But the comments from the business leaders in our research also raise important questions about leadership character. Among them:

  • What is character? It’s a term that we use quite often: “He’s a bad character”; “A person of good character”; “A character reference.” But what do we really mean by leadership “character”?
  • Why is it so difficult to talk about someone’s character? Why do we find it difficult to assess someone’s character with the same degree of comfort we seem to have in assessing their competencies and commitment?
  • Can character be learned, developed, shaped and molded, or is it something that must be present from birth – or at least from childhood or adolescence? Can it change? What, if anything, can leaders do to help develop good character among their followers and a culture of good character in their organizations?

Leadership character dimensions

We define character as an amalgam of traits, values and virtues. Traits, such as open-mindedness or extroversion, may be either inherited or acquired; they predispose people to behave in certain ways, if not overridden by other forces such as values, or situational variables such as organizational culture and rewards. Values, such as loyalty and honesty, are deep-seated beliefs that people hold about what is morally right or wrong or, alternatively, what makes the most sense to do, or not do, in running a business. Virtues, such as courage or accountability, refer to patterns of situationally appropriate behaviors that are generally considered to be emblematic of “good” leaders.[2]

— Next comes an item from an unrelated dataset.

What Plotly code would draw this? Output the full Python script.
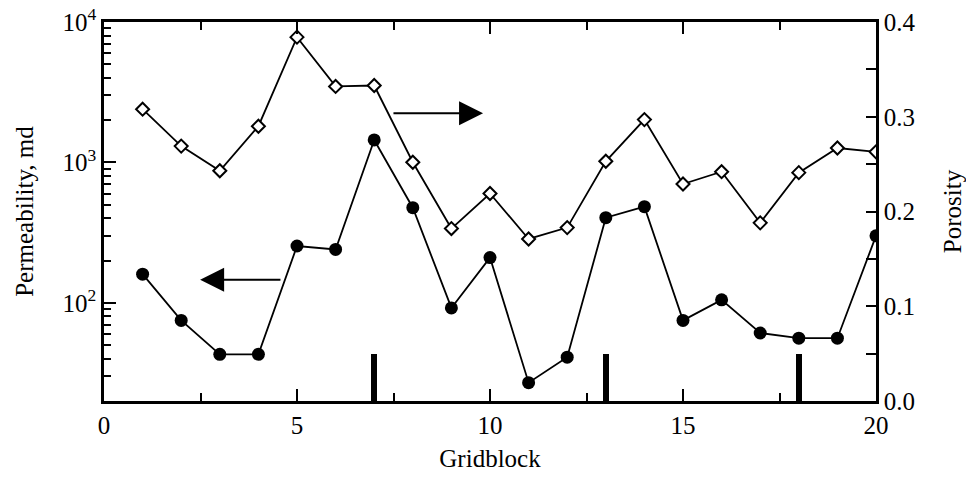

In Figure 2, we posit character as consisting of 11 dimensions: integrity, humility, courage, humanity, drive, accountability, temperance, justice, collaboration, transcendence and judgment. If we were to take just one of these dimensions – accountability, for example – we could say that it is defined by traits such as self-confidence and internal locus of control, values such as a deeply-held belief that good leaders should take ownership for their actions, and the near-universal view that good leaders readily hold themselves accountable for results. Each of these 11 dimensions has a similar underlying structure of traits-values-virtues, and each could be extensively deconstructed and discussed in greater depth.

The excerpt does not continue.